Of course, Ezekiel’s dry-bones experience was first a vision: the scattered bones were about Israel undone; their standing up and coming together as “an exceeding great army” was a prophecy about the restoration of Israel. 

Lazarus’s resurrection was not mere symbol or mere metaphor. Nor was the raising of the only son of the widow of Nain on the way to his burial (see Luke 7:11-15). And, reiterating, Bible readers note the fact that the resurrected saints at the time of Jesus’ resurrection “appeared unto many.” 

The fact of the dry bones in Ezekiel’s biblical account being symbolic does not mean that the vision is insignificant. If anything, it widens its relevance. Throughout the millennia, millions have had personal dry-bones experiences. I often describe my own years of spiritual wandering as years in the Valley of the Dry Bones. What my life and Lazarus’s resurrection have in common is their response to the Lord’s call to “come forth.” 

The same is true of the underused story of Matthew 27:52, 53, where the resurrection of deceased saints gives witness to the life-giving power Jesus Christ declares that He wields as He wills (John 5:21).

What happens at Lazarus’s tomb and at the time of Christ’s triumphant crucifixion (Matt. 27:50-53) is but a foretaste of the glories of His second coming, when vastly more shall come forth, all those whose names are written “in the book of life of the Lamb slain from the foundation of the world” (Rev. 13:8).
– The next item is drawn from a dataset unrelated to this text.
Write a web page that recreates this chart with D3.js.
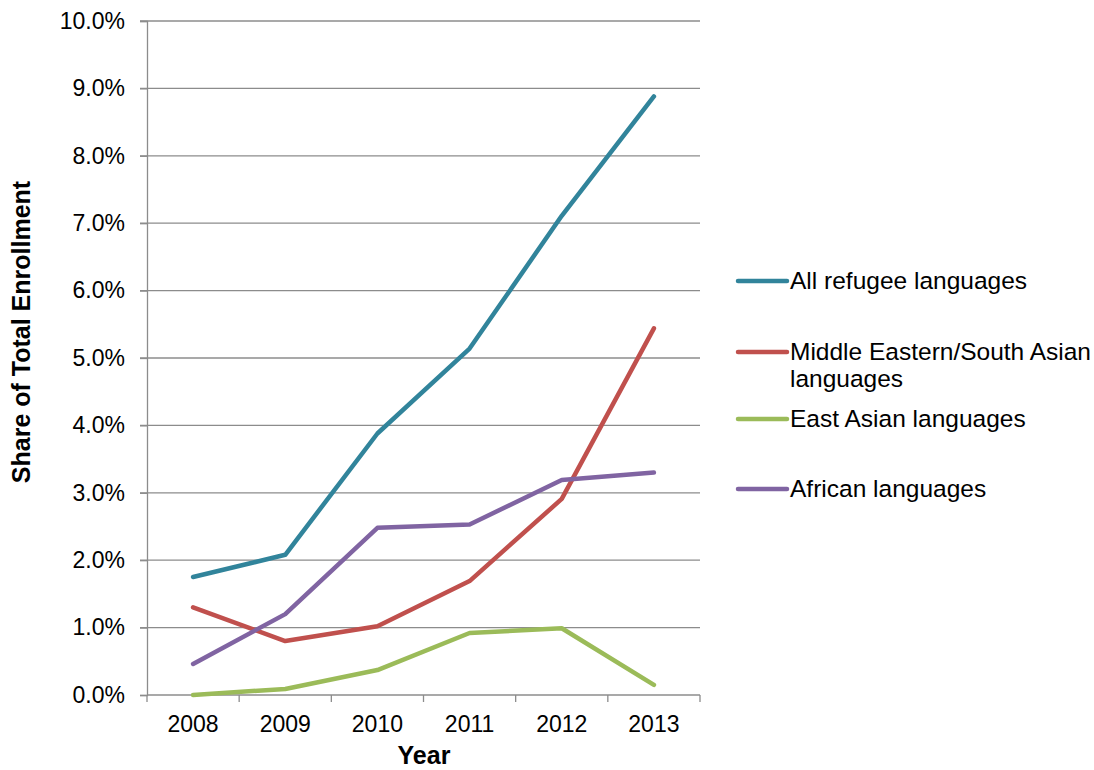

The message of Matthew 27 is that after Christ’s resurrection, those saints whose graves were broken came out “and went into the holy city, and appeared unto many” (verse 53). Matthew is here at one with Paul’s teaching to the Thessalonians that “if we believe that Jesus died and rose again, even so God will bring with Him those who sleep in Jesus” (1 Thess. 4:14, NKJV).2 First, “the dead in Christ will rise first” (verse 16, NKJV); following which the living saints “shall be caught up together with them in the clouds to meet the Lord in the air” (verse 17, NKJV). Resurrection power, or call it what you will, and specifically at the time Jesus’ breath expires, at a moment when evil appears to triumph, is a climactic declaration of the utter supremacy of Him “who is the blessed and only Potentate, the King of kings and Lord of lords” (1 Tim. 6:15). “How appropriate that Christ should bring forth with Him from the grave some of the captives whom Satan had held in the prison house of death!”3

How appropriate, indeed.


1 Unless otherwise indicated, all Bible texts are taken from the King James Version.

2 Texts credited to NKJV are from the New King James Version. Copyright ã 1979, 1980, 1982 by Thomas Nelson, Inc. Used by permission. All rights reserved.

3 SDA Bible Commentary (Hagerstown, Md.:, Review and Herald Pub. Assn., 1956) vol. 5, p. 550.